A large number of other associations between the three terms can be made. Which ones would appear most prominent to the expert would depend on the scientific, research, and career orientation of the expert.
Not Sufficient Overlap to be Synonyms
It would be difficult however to declare any two of the three to be synonymous. The three arose out of different kinds of research and from different orientations. Only some of that etymology is preserved in the terms themselves.
Machine learning is a form of pattern recognition. Machine learning is basically the idea of training machines to recognize patterns and apply it to particle problems. Data science is the science of apply machine learning to practical problems such as creating better search engine results or classifying images. Patten recognition is pretty much the umbrella term here. However, I think that the pattern recognition term is sort of falling out of style with how modern data scientists are training neural networks and other machine learning models.
In data mining, we can use machine learning (ML) (with the help of unsupervised learning algorithms) to recognize patterns.
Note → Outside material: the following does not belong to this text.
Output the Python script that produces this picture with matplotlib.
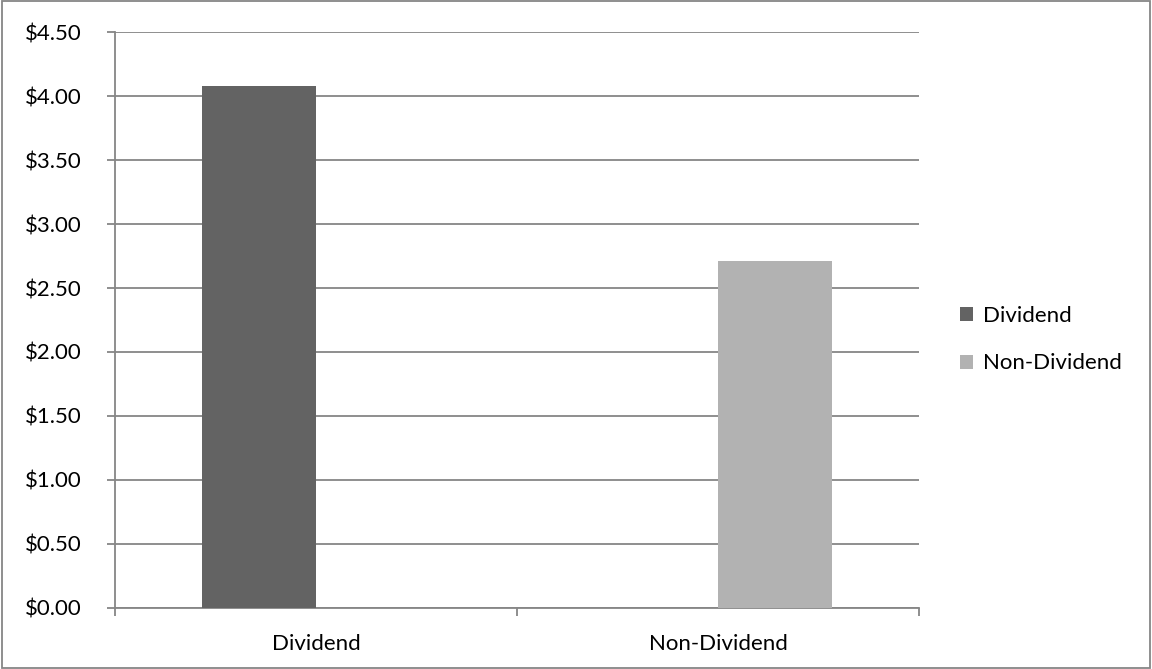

Pattern recognition is a process of recognizing patterns such as images or speech. We can recognise patterns using ML. For example, once a neural net is trained, using ML algorithms, it can be used for pattern recognition. Other methods, even ones not related to ML and data mining, can be used for pattern recognition, such as a fully handcrafted pattern recognition system.
In general,
- data mining is mostly associated with statisticians,
- ML is mostly associated with computer scientists whereas,
- pattern recognition is mostly associated with engineers.